I disagree. Auto insurance companies are already offering monitoring devices that customers attach to their cars in exchange for potential discounts. If we bring payers into our health and wellness programs, they might just offer discounts to individuals for healthy behavior, which would be a win for everyone involved—but especially for the pharma entity, having brokered the entire transaction.
So what happens if we fill in the gaps and if the relationship between a patient and a pharma entity is ongoing? Well, a lot of good things might happen, but the most important also happens to be the industry’s most intractable problem: improved adherence. Right now there are a hundred reasons why a patient might not be adherent—fear of side effects, sheer forgetfulness, something his or her uncle’s accountant told them—but one significant reason is a lack of faith in the messenger behind all those reminders. How often do you take advice from total strangers seriously?
Yet people frequently buy the items that Amazon suggests for them. Why? Because Amazon has built a long-term relationship with those people by providing value to them even when their needs aren’t immediate.
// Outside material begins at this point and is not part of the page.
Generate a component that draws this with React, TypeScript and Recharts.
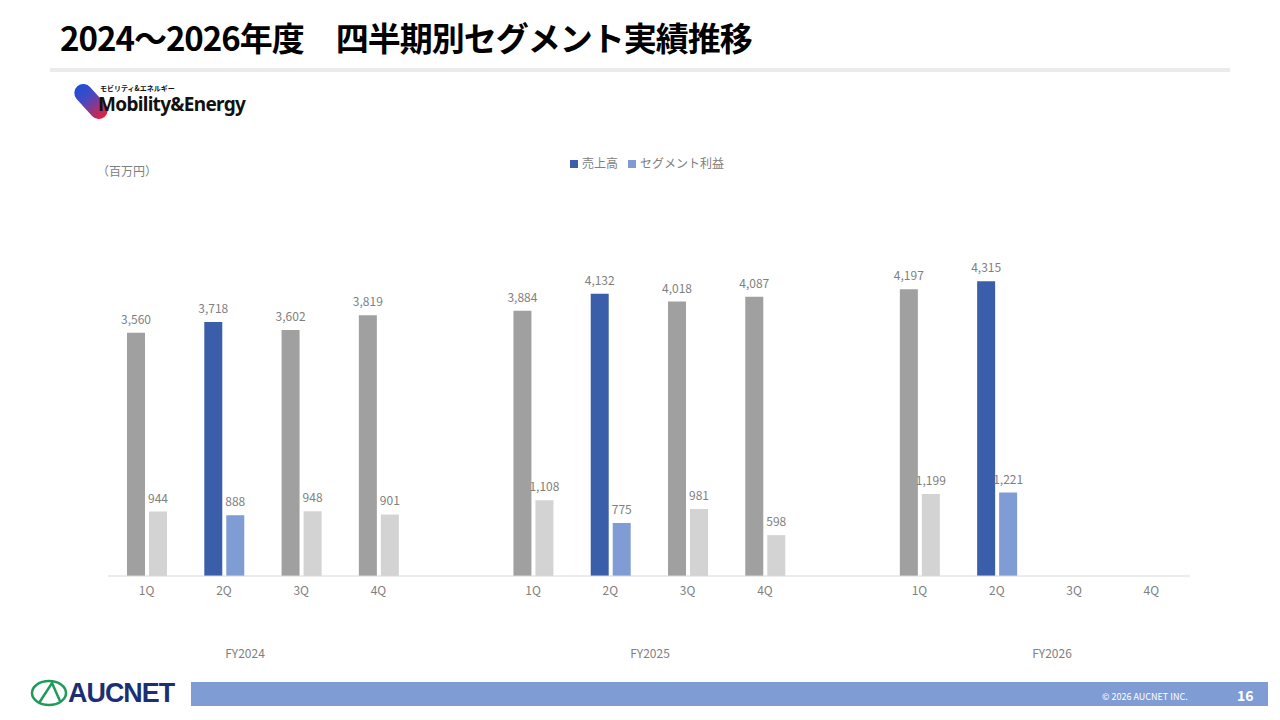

Without that sort of long-term relationship, we will be doomed to keep pushing the boulder of adherence up the same hill only to watch it roll back down again.
Another significant reason behind non-adherence is cost—and that angle may be the very way a pharma company could start down the road towards cross-brand relationships. Just as Amazon draws in many customers with low prices, we can offer patients discounts on prescriptions in exchange for participation in our little patient-relationship experiment.
The cross-brand patient/pharma relationship approach many also lead to a transformation of the clinical-trial-recruitment process. Right now access to clinical trials is almost pure chance; if your physician happens to be aware of a trial and happens to know that you fit the requirements, you might be fortunate enough to participate. But if study sponsors already have a database full of health information across thousands of patients, they could easily track down the individuals who would best suit their trial.
Looking at a hypothetical new model like this from the safe ground of our usual marketing practices is going to be terrifying for a lot of people, so let’s start small. Perhaps one large company or several small companies could set up a clinical trial of an ongoing cross-condition patient relationship program with 2,000 people as subjects, half on the program and half not. If it works—if markers like physician visits, re-hospitalizations, and adherence are improved among the more fortunate 1,000—then we have a case we can take to highers-up, payers, physicians, and more patients.
I know that there are plenty of ready-made objections to my little thought experiment here—too expensive, too many moving parts, uncertain regulatory ramifications, etc. But we can really boil all those objections down to just one: It’s too hard. Indeed, I am asking an entire generation of pharma marketers to fundamentally alter the way they think about brands and patient relationships, and that is a brutally difficult undertaking.
But the fact is that we cannot afford not to do it. So many other consumer-facing industries are following this playbook now that soon it’s going to be wired right into customer expectations—and the pharma marketer hawking a single brand will be looked upon with disdain, if not outright distrust. If we as an industry truly believe in better health outcomes rather than just selling more pills, then the value of a whole-patient approach like this speaks for itself. If we really want our patients to live healthier lives —and if we really want “customer-centric” to become more than just another marketing buzzword—then this is the path we must take.
Brendan Turner is senior director of technology and innovation at AbelsonTaylor.